Given task ▸ Write out the listing below in full and exactly, leaving out every picture.

Information supplied ▸

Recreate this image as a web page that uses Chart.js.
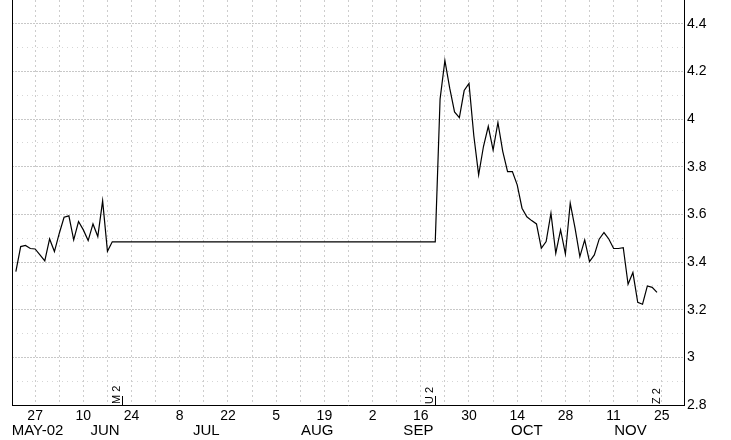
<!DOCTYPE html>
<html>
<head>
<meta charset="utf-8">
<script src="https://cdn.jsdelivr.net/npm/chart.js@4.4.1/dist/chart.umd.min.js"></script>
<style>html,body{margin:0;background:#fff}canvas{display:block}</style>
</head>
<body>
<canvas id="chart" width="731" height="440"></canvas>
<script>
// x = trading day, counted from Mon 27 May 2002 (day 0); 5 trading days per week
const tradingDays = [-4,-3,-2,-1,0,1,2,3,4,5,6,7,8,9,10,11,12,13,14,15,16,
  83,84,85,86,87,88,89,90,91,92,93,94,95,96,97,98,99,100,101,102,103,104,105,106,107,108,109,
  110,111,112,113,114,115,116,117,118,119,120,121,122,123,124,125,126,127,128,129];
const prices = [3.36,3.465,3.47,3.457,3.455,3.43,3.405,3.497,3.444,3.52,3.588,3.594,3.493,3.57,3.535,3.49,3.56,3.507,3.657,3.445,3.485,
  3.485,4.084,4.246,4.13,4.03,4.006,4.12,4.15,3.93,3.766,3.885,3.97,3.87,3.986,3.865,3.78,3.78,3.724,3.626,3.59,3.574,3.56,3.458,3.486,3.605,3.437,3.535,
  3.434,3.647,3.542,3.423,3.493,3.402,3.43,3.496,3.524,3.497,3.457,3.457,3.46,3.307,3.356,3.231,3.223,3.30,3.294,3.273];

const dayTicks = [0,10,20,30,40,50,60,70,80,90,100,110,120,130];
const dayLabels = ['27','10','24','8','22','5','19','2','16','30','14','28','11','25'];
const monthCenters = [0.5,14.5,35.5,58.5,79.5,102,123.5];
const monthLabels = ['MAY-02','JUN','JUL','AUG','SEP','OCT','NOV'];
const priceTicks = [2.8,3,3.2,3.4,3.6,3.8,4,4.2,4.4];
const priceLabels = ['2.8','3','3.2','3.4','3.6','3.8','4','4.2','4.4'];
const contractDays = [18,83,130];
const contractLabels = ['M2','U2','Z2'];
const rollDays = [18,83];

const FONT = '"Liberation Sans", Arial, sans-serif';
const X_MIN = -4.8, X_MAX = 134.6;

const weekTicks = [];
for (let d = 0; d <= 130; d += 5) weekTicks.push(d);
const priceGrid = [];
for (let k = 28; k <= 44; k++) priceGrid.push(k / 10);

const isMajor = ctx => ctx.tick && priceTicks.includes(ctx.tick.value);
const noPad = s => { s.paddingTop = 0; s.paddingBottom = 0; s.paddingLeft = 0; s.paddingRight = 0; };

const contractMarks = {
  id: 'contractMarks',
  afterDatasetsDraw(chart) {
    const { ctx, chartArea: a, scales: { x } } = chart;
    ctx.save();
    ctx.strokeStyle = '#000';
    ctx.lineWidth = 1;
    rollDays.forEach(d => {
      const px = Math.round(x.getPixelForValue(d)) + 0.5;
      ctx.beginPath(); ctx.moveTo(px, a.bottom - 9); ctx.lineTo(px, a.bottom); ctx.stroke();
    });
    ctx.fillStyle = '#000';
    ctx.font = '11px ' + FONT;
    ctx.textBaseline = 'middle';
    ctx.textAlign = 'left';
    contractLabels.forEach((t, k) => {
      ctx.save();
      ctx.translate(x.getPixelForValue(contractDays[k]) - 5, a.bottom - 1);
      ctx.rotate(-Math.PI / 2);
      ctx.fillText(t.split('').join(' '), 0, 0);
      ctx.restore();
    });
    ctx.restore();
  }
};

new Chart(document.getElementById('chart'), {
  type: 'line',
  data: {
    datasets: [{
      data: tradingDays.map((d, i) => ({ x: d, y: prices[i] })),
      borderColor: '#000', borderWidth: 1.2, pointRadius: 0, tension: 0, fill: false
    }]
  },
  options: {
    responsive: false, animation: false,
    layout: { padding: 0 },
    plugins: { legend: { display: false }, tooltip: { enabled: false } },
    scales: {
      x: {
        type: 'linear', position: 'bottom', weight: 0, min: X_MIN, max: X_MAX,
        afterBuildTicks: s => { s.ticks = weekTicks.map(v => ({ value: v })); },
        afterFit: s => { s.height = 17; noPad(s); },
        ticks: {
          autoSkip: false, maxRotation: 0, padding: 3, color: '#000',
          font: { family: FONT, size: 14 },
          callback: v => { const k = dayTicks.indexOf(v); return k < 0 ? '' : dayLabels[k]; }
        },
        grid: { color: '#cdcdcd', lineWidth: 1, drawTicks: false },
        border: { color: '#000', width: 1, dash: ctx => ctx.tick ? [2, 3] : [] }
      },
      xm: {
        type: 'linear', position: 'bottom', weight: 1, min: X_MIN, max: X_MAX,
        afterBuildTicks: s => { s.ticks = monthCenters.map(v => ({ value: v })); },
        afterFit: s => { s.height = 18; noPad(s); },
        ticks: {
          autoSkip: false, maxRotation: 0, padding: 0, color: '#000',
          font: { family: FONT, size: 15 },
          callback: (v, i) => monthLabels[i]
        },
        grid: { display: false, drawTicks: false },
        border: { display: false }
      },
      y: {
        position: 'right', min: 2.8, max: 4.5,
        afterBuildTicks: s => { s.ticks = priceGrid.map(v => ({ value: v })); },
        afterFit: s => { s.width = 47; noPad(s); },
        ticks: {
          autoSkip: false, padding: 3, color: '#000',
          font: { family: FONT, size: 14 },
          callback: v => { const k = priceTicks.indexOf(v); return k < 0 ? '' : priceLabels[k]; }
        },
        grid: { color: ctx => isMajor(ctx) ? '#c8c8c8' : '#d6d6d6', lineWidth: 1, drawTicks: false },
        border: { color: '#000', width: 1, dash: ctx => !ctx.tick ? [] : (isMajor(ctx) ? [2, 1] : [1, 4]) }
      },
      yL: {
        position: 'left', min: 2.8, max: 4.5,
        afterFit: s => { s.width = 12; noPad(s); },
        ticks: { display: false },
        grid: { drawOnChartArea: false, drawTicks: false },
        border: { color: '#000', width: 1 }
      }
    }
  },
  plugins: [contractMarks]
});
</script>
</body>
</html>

Full solution ▸
Recreate this image as a web page that uses Chart.js.
<!DOCTYPE html>
<html>
<head>
<meta charset="utf-8">
<script src="https://cdn.jsdelivr.net/npm/chart.js@4.4.1/dist/chart.umd.min.js"></script>
<style>html,body{margin:0;background:#fff}canvas{display:block}</style>
</head>
<body>
<canvas id="chart" width="731" height="440"></canvas>
<script>
// x = trading day, counted from Mon 27 May 2002 (day 0); 5 trading days per week
const tradingDays = [-4,-3,-2,-1,0,1,2,3,4,5,6,7,8,9,10,11,12,13,14,15,16,
  83,84,85,86,87,88,89,90,91,92,93,94,95,96,97,98,99,100,101,102,103,104,105,106,107,108,109,
  110,111,112,113,114,115,116,117,118,119,120,121,122,123,124,125,126,127,128,129];
const prices = [3.36,3.465,3.47,3.457,3.455,3.43,3.405,3.497,3.444,3.52,3.588,3.594,3.493,3.57,3.535,3.49,3.56,3.507,3.657,3.445,3.485,
  3.485,4.084,4.246,4.13,4.03,4.006,4.12,4.15,3.93,3.766,3.885,3.97,3.87,3.986,3.865,3.78,3.78,3.724,3.626,3.59,3.574,3.56,3.458,3.486,3.605,3.437,3.535,
  3.434,3.647,3.542,3.423,3.493,3.402,3.43,3.496,3.524,3.497,3.457,3.457,3.46,3.307,3.356,3.231,3.223,3.30,3.294,3.273];

const dayTicks = [0,10,20,30,40,50,60,70,80,90,100,110,120,130];
const dayLabels = ['27','10','24','8','22','5','19','2','16','30','14','28','11','25'];
const monthCenters = [0.5,14.5,35.5,58.5,79.5,102,123.5];
const monthLabels = ['MAY-02','JUN','JUL','AUG','SEP','OCT','NOV'];
const priceTicks = [2.8,3,3.2,3.4,3.6,3.8,4,4.2,4.4];
const priceLabels = ['2.8','3','3.2','3.4','3.6','3.8','4','4.2','4.4'];
const contractDays = [18,83,130];
const contractLabels = ['M2','U2','Z2'];
const rollDays = [18,83];

const FONT = '"Liberation Sans", Arial, sans-serif';
const X_MIN = -4.8, X_MAX = 134.6;

const weekTicks = [];
for (let d = 0; d <= 130; d += 5) weekTicks.push(d);
const priceGrid = [];
for (let k = 28; k <= 44; k++) priceGrid.push(k / 10);

const isMajor = ctx => ctx.tick && priceTicks.includes(ctx.tick.value);
const noPad = s => { s.paddingTop = 0; s.paddingBottom = 0; s.paddingLeft = 0; s.paddingRight = 0; };

const contractMarks = {
  id: 'contractMarks',
  afterDatasetsDraw(chart) {
    const { ctx, chartArea: a, scales: { x } } = chart;
    ctx.save();
    ctx.strokeStyle = '#000';
    ctx.lineWidth = 1;
    rollDays.forEach(d => {
      const px = Math.round(x.getPixelForValue(d)) + 0.5;
      ctx.beginPath(); ctx.moveTo(px, a.bottom - 9); ctx.lineTo(px, a.bottom); ctx.stroke();
    });
    ctx.fillStyle = '#000';
    ctx.font = '11px ' + FONT;
    ctx.textBaseline = 'middle';
    ctx.textAlign = 'left';
    contractLabels.forEach((t, k) => {
      ctx.save();
      ctx.translate(x.getPixelForValue(contractDays[k]) - 5, a.bottom - 1);
      ctx.rotate(-Math.PI / 2);
      ctx.fillText(t.split('').join(' '), 0, 0);
      ctx.restore();
    });
    ctx.restore();
  }
};

new Chart(document.getElementById('chart'), {
  type: 'line',
  data: {
    datasets: [{
      data: tradingDays.map((d, i) => ({ x: d, y: prices[i] })),
      borderColor: '#000', borderWidth: 1.2, pointRadius: 0, tension: 0, fill: false
    }]
  },
  options: {
    responsive: false, animation: false,
    layout: { padding: 0 },
    plugins: { legend: { display: false }, tooltip: { enabled: false } },
    scales: {
      x: {
        type: 'linear', position: 'bottom', weight: 0, min: X_MIN, max: X_MAX,
        afterBuildTicks: s => { s.ticks = weekTicks.map(v => ({ value: v })); },
        afterFit: s => { s.height = 17; noPad(s); },
        ticks: {
          autoSkip: false, maxRotation: 0, padding: 3, color: '#000',
          font: { family: FONT, size: 14 },
          callback: v => { const k = dayTicks.indexOf(v); return k < 0 ? '' : dayLabels[k]; }
        },
        grid: { color: '#cdcdcd', lineWidth: 1, drawTicks: false },
        border: { color: '#000', width: 1, dash: ctx => ctx.tick ? [2, 3] : [] }
      },
      xm: {
        type: 'linear', position: 'bottom', weight: 1, min: X_MIN, max: X_MAX,
        afterBuildTicks: s => { s.ticks = monthCenters.map(v => ({ value: v })); },
        afterFit: s => { s.height = 18; noPad(s); },
        ticks: {
          autoSkip: false, maxRotation: 0, padding: 0, color: '#000',
          font: { family: FONT, size: 15 },
          callback: (v, i) => monthLabels[i]
        },
        grid: { display: false, drawTicks: false },
        border: { display: false }
      },
      y: {
        position: 'right', min: 2.8, max: 4.5,
        afterBuildTicks: s => { s.ticks = priceGrid.map(v => ({ value: v })); },
        afterFit: s => { s.width = 47; noPad(s); },
        ticks: {
          autoSkip: false, padding: 3, color: '#000',
          font: { family: FONT, size: 14 },
          callback: v => { const k = priceTicks.indexOf(v); return k < 0 ? '' : priceLabels[k]; }
        },
        grid: { color: ctx => isMajor(ctx) ? '#c8c8c8' : '#d6d6d6', lineWidth: 1, drawTicks: false },
        border: { color: '#000', width: 1, dash: ctx => !ctx.tick ? [] : (isMajor(ctx) ? [2, 1] : [1, 4]) }
      },
      yL: {
        position: 'left', min: 2.8, max: 4.5,
        afterFit: s => { s.width = 12; noPad(s); },
        ticks: { display: false },
        grid: { drawOnChartArea: false, drawTicks: false },
        border: { color: '#000', width: 1 }
      }
    }
  },
  plugins: [contractMarks]
});
</script>
</body>
</html>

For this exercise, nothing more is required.